Finding Truth in a Topsy-Turvy World
Rosh Hashanah and Yom Kippur are important times for introspection, Teshuvah (repentance), and overall self-improvement. To me, the high holidays have always seemed to be laser-focused on how we did in our lives the previous year and what will happen to us in the coming year (please G-d for blessings).
However, I recently learned in the book, Rav Avigdor Miller on Olam Haba, that we can expand our consciousness from our yearly judgement during Rosh Hashanah and Yom Kippur to our ultimate judgement in the future world. In short, by understanding more about our accounting before Hashem in the world to come (Olam Haba) we can actually learn to live a better and more productive life in this world (Olam Hazeh).
My dear father, Fred Blumenthal (ZT’L), used to say to me:
Whatever you do in life, think of the consequences.
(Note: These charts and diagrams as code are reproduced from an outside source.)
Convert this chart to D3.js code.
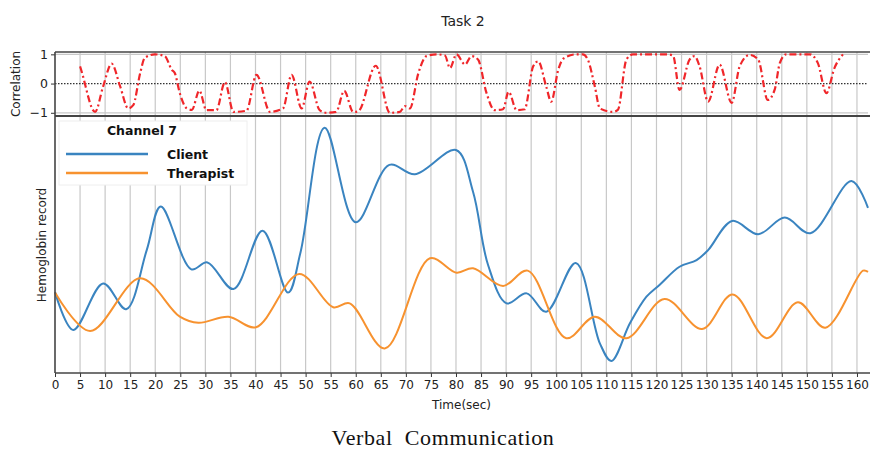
<!DOCTYPE html>
<html><head><meta charset="utf-8">
<script src="https://cdn.jsdelivr.net/npm/d3@7"></script>
<style>body{margin:0;background:#fff}svg{display:block}</style>
</head><body><svg id="c" width="870" height="450"></svg>
<script>
// ---- data ----
const clientT = [0,3.65,9.6,14.2,18.3,21.1,27.2,30.4,35.6,41.4,46.5,49,53.8,60,66.7,71.8,80,83.4,86.4,90.1,94.1,98,103.9,108.7,111,114.7,118,120.6,124.6,128,130.3,135.1,140.3,145.6,150.7,158.9,162.2];
const clientV = [3.16,1.68,3.50,2.49,4.80,6.50,4.05,4.32,3.28,5.56,3.14,4.73,9.58,5.89,8.13,7.76,8.71,7.08,4.22,2.72,3.11,2.39,4.30,1.16,0.47,1.94,2.98,3.44,4.15,4.41,4.80,5.94,5.42,6.07,5.46,7.50,6.45];
const therT = [0,7,17,24.9,28.6,34.6,40.1,48.7,55.5,58.8,65.8,74.8,80.1,83.4,89.4,94.3,102,107.7,114,121.6,129.1,135.2,142,148.2,153.7,161.2,162.2];
const therV = [3.14,1.64,3.70,2.20,1.96,2.20,1.79,3.87,2.57,2.72,0.96,4.48,3.92,4.09,3.40,4.00,1.36,2.20,1.36,2.89,1.72,3.07,1.36,2.76,1.77,4.00,3.95];
const corrT = [5,5.3,8,9.6,11.3,13,14.6,15.6,17,17.9,19.9,21.9,23.3,23.9,24.9,26.3,27.3,28.8,30.2,32.2,33.9,35.6,38.2,40.2,42.9,45.5,47.2,49.2,50.8,52.8,54.2,56.1,57.7,59.5,60.5,64,66.8,68.8,69.8,70.8,72.5,74.1,76.1,77.8,78.8,80.1,81.8,83.1,84.4,86.1,87.7,89.4,90.5,92.1,93.7,95.4,96.4,98,99,100.4,101.4,104,105.3,106.3,107.7,108.7,111.3,112.3,114,115.3,122,123.3,124.6,126.6,127.6,128.6,130.3,132.6,135,136.6,138.6,140.3,142.2,143.6,144.6,145.9,150.6,152.2,153.9,155.5,157.2];
const corrV = [0.59,0.42,-0.97,-0.10,0.68,-0.10,-0.85,-0.74,0.36,0.88,1.0,0.94,0.47,0.36,-0.33,-0.85,-0.90,-0.24,-0.91,-0.91,0.05,-0.97,-0.93,0.30,-0.97,-0.85,0.30,-0.85,0.07,-0.91,-1.0,-0.97,-0.25,-0.97,-0.95,0.61,-1.0,-0.97,-0.77,-0.85,0.36,0.94,1.0,0.96,0.53,1.0,0.65,0.94,0.82,-0.33,-0.91,-0.88,-0.28,-0.91,-0.88,0.59,0.76,-0.10,-0.62,0.47,0.85,1.0,1.0,0.82,-0.10,-0.85,-0.97,-0.90,0.82,1.0,1.0,0.96,-0.22,0.82,0.94,0.59,-0.62,0.65,-0.66,0.59,0.98,0.82,-0.56,-0.20,0.70,1.0,1.0,0.70,-0.33,0.53,1.0];
const xTicks = d3.range(0,161,5);
const corrTicks = [-1,0,1];
const seriesNames = ["Client","Therapist"];
const colors = ["#3a84c0","#f7922f"];

// ---- layout ----
const svg = d3.select("#c");
const L = 55, R = 868;
const top1 = 52, bot1 = 116, top2 = 117, bot2 = 373;
const x = d3.scaleLinear().domain([0,162.2]).range([L,R]);
const yc = d3.scaleLinear().domain([-1.11,1.08]).range([bot1,top1]);
const yh = d3.scaleLinear().domain([0,10]).range([bot2,top2]);
const font = "DejaVu Sans, sans-serif";

svg.append("text").attr("x",463).attr("y",26).attr("text-anchor","middle")
  .attr("font-family",font).attr("font-size",14).attr("fill","#222").text("Task 2");

// top panel grid
const g1 = svg.append("g");
g1.selectAll("line.v").data(xTicks.filter(d=>d>0)).join("line")
  .attr("x1",d=>x(d)).attr("x2",d=>x(d)).attr("y1",top1).attr("y2",bot1)
  .attr("stroke","#c8c8c8").attr("stroke-width",1.2);
g1.selectAll("line.h").data([-1,1]).join("line")
  .attr("x1",L).attr("x2",R).attr("y1",d=>yc(d)).attr("y2",d=>yc(d))
  .attr("stroke","#c8c8c8").attr("stroke-width",1.2);
g1.append("line").attr("x1",L).attr("x2",R).attr("y1",yc(0)).attr("y2",yc(0))
  .attr("stroke","#333").attr("stroke-width",1.2).attr("stroke-dasharray","1.5,1.5");
const cLine = d3.line().x((d,i)=>x(corrT[i])).y(d=>yc(d)).curve(d3.curveMonotoneX);
g1.append("path").attr("d",cLine(corrV)).attr("fill","none").attr("stroke","#f0262a")
  .attr("stroke-width",2.2).attr("stroke-dasharray","7,3,2,3");
// top axis ticks
const ay = d3.axisLeft(yc).tickValues(corrTicks).tickSize(4).tickFormat(d=>d<0?"\u22121":String(d));
const gay = svg.append("g").attr("transform",`translate(${L},0)`).call(ay);
gay.select(".domain").remove();
gay.selectAll("text").attr("font-family",font).attr("font-size",12.5).attr("fill","#222");
gay.selectAll("line").attr("stroke","#333");
svg.append("text").attr("transform",`translate(20,${(top1+bot1)/2}) rotate(-90)`)
  .attr("text-anchor","middle").attr("font-family",font).attr("font-size",12).attr("fill","#222").text("Correlation");

// bottom panel grid
const g2 = svg.append("g");
g2.selectAll("line").data(xTicks.filter(d=>d>0)).join("line")
  .attr("x1",d=>x(d)).attr("x2",d=>x(d)).attr("y1",top2).attr("y2",bot2)
  .attr("stroke","#c8c8c8").attr("stroke-width",1.2);
const hLine = (tt)=>d3.line().x((d,i)=>x(tt[i])).y(d=>yh(d)).curve(d3.curveCatmullRom.alpha(0.5));
g2.append("path").attr("d",hLine(clientT)(clientV)).attr("fill","none").attr("stroke",colors[0]).attr("stroke-width",2);
g2.append("path").attr("d",hLine(therT)(therV)).attr("fill","none").attr("stroke",colors[1]).attr("stroke-width",2);

// legend
const lg = svg.append("g");
lg.append("rect").attr("x",59).attr("y",121).attr("width",188).attr("height",64)
  .attr("fill","#fff").attr("stroke","#eeeeee");
lg.append("text").attr("x",142).attr("y",135).attr("text-anchor","middle").attr("font-family",font)
  .attr("font-weight","bold").attr("font-size",12.5).attr("fill","#111").text("Channel 7");
seriesNames.forEach((n,i)=>{
  const yy = 154 + i*19;
  lg.append("line").attr("x1",66).attr("x2",148).attr("y1",yy).attr("y2",yy).attr("stroke",colors[i]).attr("stroke-width",2.4);
  lg.append("text").attr("x",167).attr("y",yy+4.5).attr("font-family",font).attr("font-weight","bold")
    .attr("font-size",12.5).attr("fill","#111").text(n);
});

// x axis
const ax = d3.axisBottom(x).tickValues(xTicks).tickSize(4).tickFormat(d3.format("d"));
const gax = svg.append("g").attr("transform",`translate(0,${bot2})`).call(ax);
gax.select(".domain").remove();
gax.selectAll("text").attr("font-family",font).attr("font-size",12).attr("fill","#222");
gax.selectAll("line").attr("stroke","#333");
svg.append("text").attr("x",(L+R)/2).attr("y",409).attr("text-anchor","middle")
  .attr("font-family",font).attr("font-size",12).attr("fill","#222").text("Time(sec)");
svg.append("text").attr("transform",`translate(46,${(top2+bot2)/2}) rotate(-90)`)
  .attr("text-anchor","middle").attr("font-family",font).attr("font-size",12).attr("fill","#222").text("Hemoglobin record");

// spines
const sp = svg.append("g").attr("stroke","#444").attr("stroke-width",1.6);
sp.append("line").attr("x1",L).attr("x2",870).attr("y1",top1).attr("y2",top1);
sp.append("line").attr("x1",L).attr("x2",870).attr("y1",bot1).attr("y2",bot1).attr("stroke-width",2.2);
sp.append("line").attr("x1",L).attr("x2",L).attr("y1",top1).attr("y2",bot2);
sp.append("line").attr("x1",L).attr("x2",870).attr("y1",bot2).attr("y2",bot2);

svg.append("text").attr("x",443).attr("y",445).attr("text-anchor","middle")
  .attr("font-family","Liberation Serif, Times New Roman, serif").attr("font-size",22).attr("fill","#111")
  .attr("letter-spacing",0.6)
  .attr("xml:space","preserve").style("white-space","pre").text("Verbal  Communication");
</script></body></html>
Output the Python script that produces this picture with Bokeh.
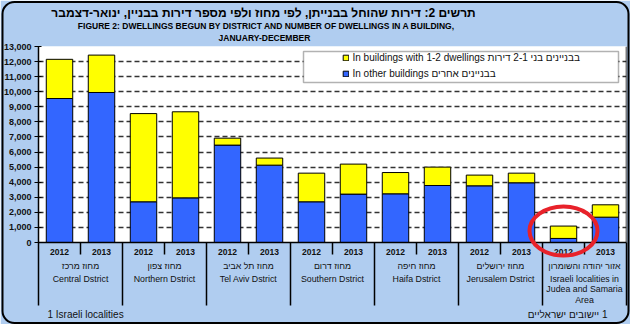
from bokeh.plotting import figure
from bokeh.models import (ColumnDataSource, FixedTicker, Range1d, Span, Quad,
                          BoxAnnotation, Legend, LegendItem, NumeralTickFormatter)
from bokeh.core.properties import value
from bokeh.embed import file_html
from bokeh.resources import INLINE

# ---------------- data ----------------
years = ["2012", "2013"]
districts_he = ["מחוז מרכז", "מחוז צפון", "מחוז תל אביב", "מחוז דרום",
                "מחוז חיפה", "מחוז ירושלים", "אזור יהודה והשומרון"]
districts_en = [["Central Dstrict"], ["Northern Dstrict"], ["Tel Aviv Dstrict"],
                ["Southern Dstrict"], ["Haifa Dstrict"], ["Jerusalem Dstrict"],
                ["Israeli localities in", "Judea and Samaria", "Area"]]
# dwellings begun, in order district x year
other_buildings = [9550, 9950, 2700, 2960, 6460, 5130, 2700, 3210, 3230, 3780, 3760, 3960, 270, 1680]
small_buildings = [2600, 2480, 5850, 5710, 460, 470, 1900, 1990, 1410, 1220, 710, 640, 820, 820]
y_ticks = list(range(0, 13001, 1000))

title_he = "תרשים 2: דירות שהוחל בבנייתן, לפי מחוז ולפי מספר דירות בבניין, ינואר-דצמבר"
title_en1 = "FIGURE 2: DWELLINGS BEGUN BY DISTRICT AND NUMBER OF DWELLINGS IN A BUILDING,"
title_en2 = "JANUARY-DECEMBER"
legend_small = "In buildings with 1-2 dwellings בבניינים בני 2-1 דירות"
legend_other = "In other buildings בבניינים אחרים"
foot_en = "1 Israeli localities"
foot_he = "\u200F1 יישובים ישראליים"

# ---------------- layout helpers ----------------
W, H = 630, 324
FL, FR, FT, FB = 38, 626, 46, 242
NX = len(other_buildings)
YMAX = 13000
FONT = "Liberation Sans"
BG = "#b0cdf0"
INK = "#111111"


def px_x(px):
    return (px - FL) / (FR - FL) * NX


def px_y(py):
    return (FB - py) / (FB - FT) * YMAX


p = figure(width=W, height=H, output_backend="svg", toolbar_location=None, title=None,
           x_range=Range1d(0, NX), y_range=Range1d(0, YMAX),
           min_border_left=FL, min_border_right=W - FR, min_border_top=FT, min_border_bottom=H - FB)
p.background_fill_color = "white"
p.border_fill_color = BG
p.outline_line_color = None

xs = [i + 0.5 for i in range(NX)]
src = ColumnDataSource(dict(x=xs, other=other_buildings, small=small_buildings))
rs = p.vbar_stack(["other", "small"], x="x", width=0.63, source=src,
                  fill_color=["#3366ff", "#ffff00"], line_color="black", line_width=1)

# y axis
p.yaxis.ticker = FixedTicker(ticks=y_ticks)
p.yaxis.formatter = NumeralTickFormatter(format="0,0")
p.yaxis.major_label_text_font = FONT
p.yaxis.major_label_text_font_size = "9px"
p.yaxis.major_label_text_font_style = "bold"
p.yaxis.major_label_text_color = INK
p.yaxis.major_tick_in = 3
p.yaxis.major_tick_out = 4
p.yaxis.major_label_standoff = 3
p.yaxis.minor_tick_line_color = None
p.yaxis.axis_line_color = "black"
p.yaxis.axis_line_width = 1.5
p.yaxis.major_tick_line_width = 1.2

# x axis: long group separators
p.xaxis.ticker = FixedTicker(ticks=list(range(0, NX + 1, 2)))
p.xaxis.major_label_text_color = None
p.xaxis.major_tick_in = 0
p.xaxis.major_tick_out = 63
p.xaxis.minor_tick_line_color = None
p.xaxis.major_tick_line_width = 1.5
p.xaxis.axis_line_width = 1.5
p.xaxis.axis_line_color = "black"

p.xgrid.visible = False
p.ygrid.ticker = FixedTicker(ticks=y_ticks)
p.ygrid.grid_line_color = "#333333"
p.ygrid.grid_line_dash = "5 3"
p.ygrid.grid_line_width = 1.5

p.add_layout(Span(location=NX, dimension="height", line_color="black", line_width=1.5))

# short year separators inside each district
mids = list(range(1, NX, 2))
sep = p.segment(x0=mids, y0=[0] * len(mids), x1=mids, y1=[px_y(254)] * len(mids),
                line_color="black", line_width=1.5)
sep.level = "overlay"


def texts(xv, yv, tv, size, style="normal", align="center", color=INK):
    r = p.text(x=xv, y=yv, text=tv, text_align=align, text_baseline="middle",
               text_font=value(FONT), text_font_size=value(size), text_font_style=style,
               text_color=color)
    r.level = "overlay"
    return r


# year labels
texts(xs, [px_y(251)] * NX, [years[i % 2] for i in range(NX)], "8.5px", "bold")

# district labels
lx, ly, lt = [], [], []
for i, (he, en) in enumerate(zip(districts_he, districts_en)):
    cx = 2 * i + 1
    lx.append(cx); ly.append(px_y(265)); lt.append(he)
    for k, line in enumerate(en):
        lx.append(cx); ly.append(px_y(278 + 10.5 * k)); lt.append(line)
texts(lx, ly, lt, "8.8px")

# footnotes
texts([px_x(47)], [px_y(314)], [foot_en], "10px", align="left")
texts([px_x(607)], [px_y(314)], [foot_he], "10px", align="right")

# titles
texts([px_x(263)], [px_y(12)], [title_he], "12px", "bold", color="black")
texts([px_x(266)], [px_y(25)], [title_en1], "8.5px", "bold", color="black")
texts([px_x(264)], [px_y(37.5)], [title_en2], "8.5px", "bold", color="black")

# legend box + legend
p.add_layout(BoxAnnotation(left=px_x(303), right=px_x(618), top=px_y(51), bottom=px_y(82),
                           fill_color="white", fill_alpha=1, line_color="black", line_width=1.5))
legend = Legend(items=[LegendItem(label=legend_small, renderers=[rs[1]]),
                       LegendItem(label=legend_other, renderers=[rs[0]])],
                location=(303.5, 163), border_line_color=None, background_fill_alpha=0,
                padding=0, margin=0, spacing=4, glyph_width=7, glyph_height=7, label_height=12,
                label_standoff=4, label_text_font=FONT, label_text_font_size="10px",
                label_text_color=INK)
p.add_layout(legend)

# red highlight ring around Judea & Samaria 2012
ell = p.ellipse(x=[xs[12]], y=[px_y(230.5)], width=68, height=49, width_units="screen",
                height_units="screen", fill_color=None, line_color="#e8222a", line_width=4)
ell.level = "overlay"

# outer rounded frame
if "border_radius" in Quad.properties():
    fr = p.quad(left=[px_x(2)], right=[px_x(628)], top=[px_y(1.5)], bottom=[px_y(322.5)],
                fill_color=None, line_color="black", line_width=2, border_radius=12)
else:
    fr = p.quad(left=[px_x(2)], right=[px_x(628)], top=[px_y(1.5)], bottom=[px_y(322.5)],
                fill_color=None, line_color="black", line_width=2)
fr.level = "overlay"

open("out.html", "w").write(file_html(p, INLINE))
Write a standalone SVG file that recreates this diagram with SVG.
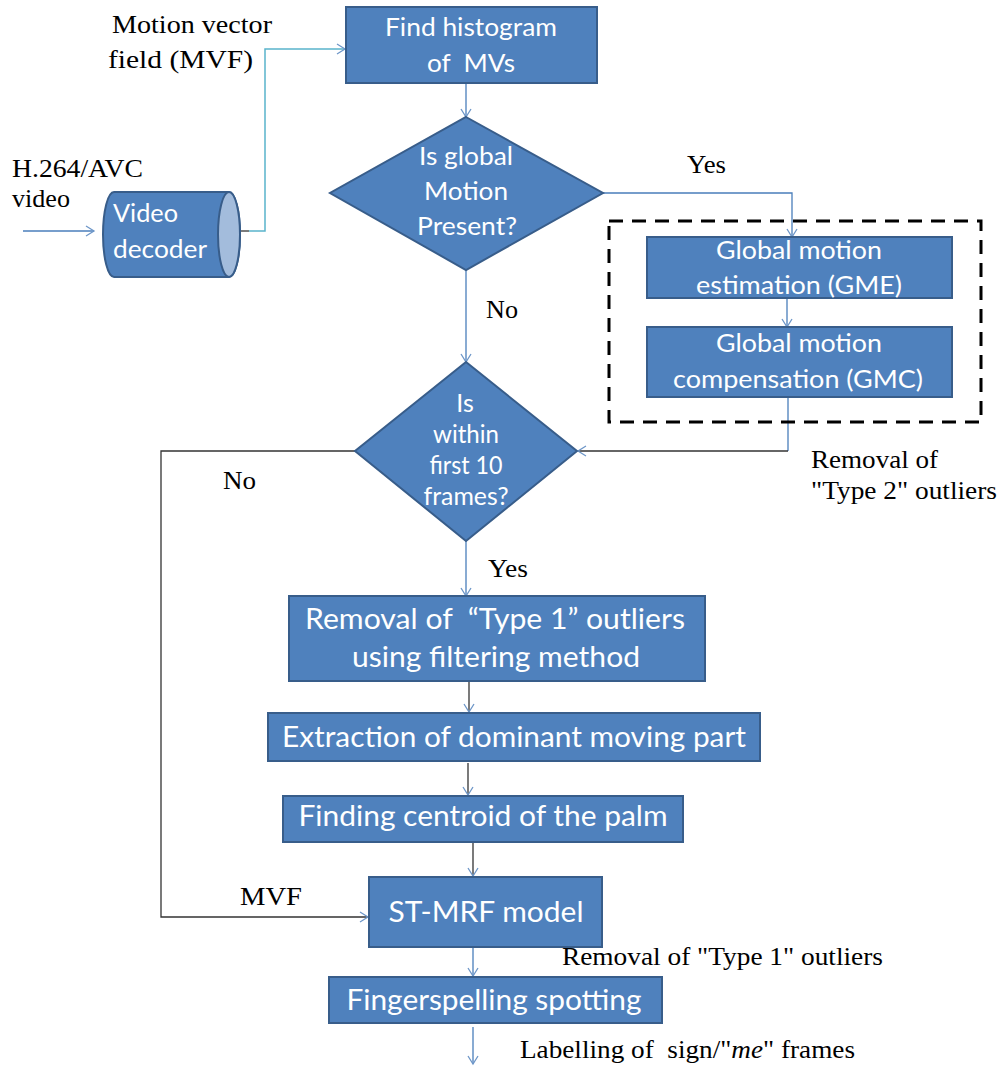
<svg xmlns="http://www.w3.org/2000/svg" width="1000" height="1069" viewBox="0 0 1000 1069">
  <style>
    .box { fill: #4f81bd; stroke: #385d8a; stroke-width: 2; }
    .cap { fill: #a3bcdc; stroke: #385d8a; stroke-width: 2; }
    .bt { font-family: Lato, "Open Sans", sans-serif; font-size: 25px; fill: #ffffff; text-anchor: middle; }
    .big { font-size: 28px; }
    .lbl { font-family: "Liberation Serif", "Times New Roman", serif; font-size: 25px; fill: #000000; }
    .ln { fill: none; stroke: #4a7ebb; stroke-width: 1.3; }
    .lk { fill: none; stroke: #333333; stroke-width: 1.3; }
    .lc { fill: none; stroke: #5ab4cb; stroke-width: 1.5; }
    .dash { fill: none; stroke: #000000; stroke-width: 3; stroke-dasharray: 14 9; }
  </style>
  <defs>
    <marker id="arr" markerUnits="userSpaceOnUse" markerWidth="12" markerHeight="12" refX="9" refY="6" orient="auto">
      <path d="M1,1 L9,6 L1,11" fill="none" stroke="#6d96c8" stroke-width="1.3"/>
    </marker>
  </defs>

  <!-- connectors -->
  <g id="connectors">
    <path class="ln" d="M23,231 H94" marker-end="url(#arr)"/>
    <path class="lk" d="M240,231 H249"/>
    <path class="lc" d="M249,231 H265 V49 H345" marker-end="url(#arr)"/>
    <path class="ln" d="M466,83 V117" marker-end="url(#arr)"/>
    <path class="ln" d="M603,193 H792 V237" marker-end="url(#arr)"/>
    <path class="ln" d="M787,298 V327" marker-end="url(#arr)"/>
    <path class="ln" d="M788,397 V451"/>
    <path class="lk" d="M788,451 H578" marker-end="url(#arr)"/>
    <path class="ln" d="M466,270 V362" marker-end="url(#arr)"/>
    <path class="lk" d="M355,451 H161 V917 H368" marker-end="url(#arr)"/>
    <path class="ln" d="M466,541 V596" marker-end="url(#arr)"/>
    <path class="lk" d="M469,681 V712" marker-end="url(#arr)"/>
    <path class="lk" d="M468,763 V795" marker-end="url(#arr)"/>
    <path class="lk" d="M473,842 V876" marker-end="url(#arr)"/>
    <path class="ln" d="M473,947 V976" marker-end="url(#arr)"/>
    <path class="ln" d="M473,1027 V1064" marker-end="url(#arr)"/>
  </g>

  <!-- dashed grouping frame around the global motion steps -->
  <rect id="gm-frame" class="dash" x="609" y="221" width="372" height="201"/>

  <g id="histogram">
    <rect class="box" x="346" y="7" width="251" height="76"/>
    <text class="bt" x="471" y="36" textLength="172" lengthAdjust="spacingAndGlyphs">Find histogram</text>
    <text class="bt" x="471" y="72" textLength="88" lengthAdjust="spacingAndGlyphs" xml:space="preserve">of  MVs</text>
  </g>

  <g id="decoder">
    <path class="box" d="M114,192 H229 A11,42.5 0 0 1 229,277 H114 A11,42.5 0 0 1 114,192 Z"/>
    <ellipse class="cap" cx="229" cy="234.5" rx="11" ry="42.5"/>
    <text class="bt" x="113" y="222" style="text-anchor:start" textLength="65" lengthAdjust="spacingAndGlyphs">Video</text>
    <text class="bt" x="113" y="258" style="text-anchor:start" textLength="94" lengthAdjust="spacingAndGlyphs">decoder</text>
  </g>

  <g id="global-motion-check">
    <polygon class="box" points="466,117 603,193 466,270 330,193"/>
    <text class="bt" x="466" y="165" textLength="94" lengthAdjust="spacingAndGlyphs">Is global</text>
    <text class="bt" x="466" y="200" textLength="84" lengthAdjust="spacingAndGlyphs">Motion</text>
    <text class="bt" x="467" y="235" textLength="100" lengthAdjust="spacingAndGlyphs">Present?</text>
  </g>

  <g id="gme">
    <rect class="box" x="647" y="237" width="305" height="61"/>
    <text class="bt" x="799" y="259" textLength="166" lengthAdjust="spacingAndGlyphs">Global motion</text>
    <text class="bt" x="799" y="294" textLength="206" lengthAdjust="spacingAndGlyphs">estimation (GME)</text>
  </g>

  <g id="gmc">
    <rect class="box" x="647" y="327" width="305" height="70"/>
    <text class="bt" x="799" y="352" textLength="166" lengthAdjust="spacingAndGlyphs">Global motion</text>
    <text class="bt" x="798" y="388" textLength="250" lengthAdjust="spacingAndGlyphs">compensation (GMC)</text>
  </g>

  <g id="frame-check">
    <polygon class="box" points="466,362 577,451 466,541 355,451"/>
    <text class="bt" x="465" y="412">Is</text>
    <text class="bt" x="466" y="443" textLength="66" lengthAdjust="spacingAndGlyphs">within</text>
    <text class="bt" x="466" y="474" textLength="73" lengthAdjust="spacingAndGlyphs">first 10</text>
    <text class="bt" x="466" y="505" textLength="85" lengthAdjust="spacingAndGlyphs">frames?</text>
  </g>

  <g id="type1-filter">
    <rect class="box" x="289" y="596" width="416" height="85"/>
    <text class="bt big" x="495" y="629" textLength="380" lengthAdjust="spacingAndGlyphs" xml:space="preserve">Removal of  “Type 1” outliers</text>
    <text class="bt big" x="496" y="667" textLength="288" lengthAdjust="spacingAndGlyphs">using filtering method</text>
  </g>

  <g id="dominant-part">
    <rect class="box" x="268" y="713" width="492" height="48"/>
    <text class="bt big" x="514" y="747" textLength="464" lengthAdjust="spacingAndGlyphs">Extraction of dominant moving part</text>
  </g>

  <g id="palm-centroid">
    <rect class="box" x="283" y="796" width="400" height="46"/>
    <text class="bt big" x="483" y="826" textLength="369" lengthAdjust="spacingAndGlyphs">Finding centroid of the palm</text>
  </g>

  <g id="st-mrf">
    <rect class="box" x="369" y="877" width="233" height="70"/>
    <text class="bt big" x="486" y="922" textLength="195" lengthAdjust="spacingAndGlyphs">ST-MRF model</text>
  </g>

  <g id="spotting">
    <rect class="box" x="329" y="977" width="333" height="46"/>
    <text class="bt big" x="494" y="1010" textLength="295" lengthAdjust="spacingAndGlyphs">Fingerspelling spotting</text>
  </g>

  <!-- free labels -->
  <g id="labels">
    <text class="lbl" x="112" y="33" font-size="27" textLength="160" lengthAdjust="spacingAndGlyphs">Motion vector</text>
    <text class="lbl" x="108" y="68" font-size="29" textLength="145" lengthAdjust="spacingAndGlyphs">field (MVF)</text>
    <text class="lbl" x="12" y="177" textLength="131" lengthAdjust="spacingAndGlyphs">H.264/AVC</text>
    <text class="lbl" x="12" y="207" textLength="58" lengthAdjust="spacingAndGlyphs">video</text>
    <text class="lbl" x="687" y="173" textLength="39" lengthAdjust="spacingAndGlyphs">Yes</text>
    <text class="lbl" x="486" y="318" textLength="32" lengthAdjust="spacingAndGlyphs">No</text>
    <text class="lbl" x="223" y="489" textLength="33" lengthAdjust="spacingAndGlyphs">No</text>
    <text class="lbl" x="488" y="577" textLength="40" lengthAdjust="spacingAndGlyphs">Yes</text>
    <text class="lbl" x="811" y="468" textLength="127" lengthAdjust="spacingAndGlyphs">Removal of</text>
    <text class="lbl" x="811" y="499" textLength="186" lengthAdjust="spacingAndGlyphs">"Type 2" outliers</text>
    <text class="lbl" x="240" y="905" textLength="62" lengthAdjust="spacingAndGlyphs">MVF</text>
    <text class="lbl" x="562" y="965" textLength="321" lengthAdjust="spacingAndGlyphs">Removal of "Type 1" outliers</text>
    <text class="lbl" x="520" y="1058" textLength="335" lengthAdjust="spacingAndGlyphs" xml:space="preserve">Labelling of  sign/"<tspan font-style="italic">me</tspan>" frames</text>
  </g>
</svg>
Similarly, on Rosh Hashanah, we understand that we are being judged based on our actions (thoughts, words, and deeds), and that there are consequences for that:
On Rosh Hashanah we are inscribed, and on Yom Kippur it is sealed.
In the broader context, everything we do in this world is captured in the everlasting book of Hashem, and there are consequences for us in the afterlife. As we learn in Pirkei Avot 2:1:
Know what there is above you; an Eye that sees, and an Ear that hears, and all your deeds are written in a book.
Everything is photographed, recorded, and videotaped. Nothing escapes Hashem and the heavenly court, where our life will be replayed before everyone (i.e., we will see our whole life pass before our eyes), and we will feel immense shame and have accountability for everything we did.
So let’s start with life in this world.
It’s a world of free choice. It’s filled with tests and opportunities. In terms of tests, there are trials and tribulations, ups and downs, that test our faith and trust in G-d. These can often be painful life challenges that cause us to reflect, to give us awareness of G-d, and call out to Him. Additionally, in this world, we are tempted to chase every pleasure to fulfill our physical desires. We run here and there, and everywhere, to try to appease our vices, addictions, evil inclinations, and greed for ever more, and yet we are never satisfied.
Alternatively, this world is our great opportunity to rise above the material mundaneness of our physical/animal life and instead focus on making life truly holy. Rather than pursuing our physical desires and material accumulation (which are all lost at the end of this life), we can instead choose to work on our character, build personal integrity, do good deeds, and strive for spiritual growth/perfection of our inner souls, which have eternal life. As we learn, good deeds keep on giving (Pirkei Avot 4:2):
The reward of performing a commandment is another commandment…for committing a transgression is another transgression.
Chasing materialism, as we all end up realizing at some point in our lives (or on our death beds), ends up coming to naught. Whatever we get materially, we always end up finding it empty of real meaning and disappointing compared to whatever we dreamt in our imagination that it would be. Moreover, as we get older and sicker, we lose everything we think we have accumulated anyway. However, with age comes wisdom, and that wisdom tells us that life is not about fun, but accomplishing something for our souls, our connection to G-d, and His light, love, and holiness.
Whatever we do in this world, affects us in the world to come.
According to Rav Miller, there is no doubt that whatever we do in this world will be paid for in the next… and a time will come when all debts will be paid.
Miller relates the famous story from the Talmud (Pesachim 50a) in which a man died and came back to life, and his father asked him what he saw in the future world, and his son replied that he saw an upside-down world in which those that were most important (i.e., those with material success) in this world are nothing in the future world, and those that were not important in this world (i.e., the religiously pious) are most important in the world to come. To which the father replied that the future world is the right-side-up one.
Similarly, a lady in synagogue told me today about how in her younger years, no one ever thought much of her and they continuously belittled and disparaged her. One day, they were looking at the list of her and the other college graduates, but they were reading the list backwards and were calling her the stupidest one in the whole class, when in fact she had been the valedictorian! So we can see that people can easily get the facts of life mixed up.
In terms of seeing the world and life clearly, you have a choice of how to live. You can choose to endlessly chase meaningless material things and the next physical high, or you can live your life with a deeper understanding that this world is just a corridor to the future world, where the “breath of life” from G-d returns to Him for everlasting revelation and reckoning.
A character in a recent action film says that “In war, you must control and never be controlled.” I think that is really the lesson of Rav Miller for everyday life in this world, where we are constantly at war with our evil inclinations and we must never be controlled by our impulses but rather control them. By choosing physical/material self-control and instead pursuing the perfection of our soul, we can be written, please G-d, in the Book of Life in this world and ultimately for everlasting bliss with Hashem and the righteous in the world to come.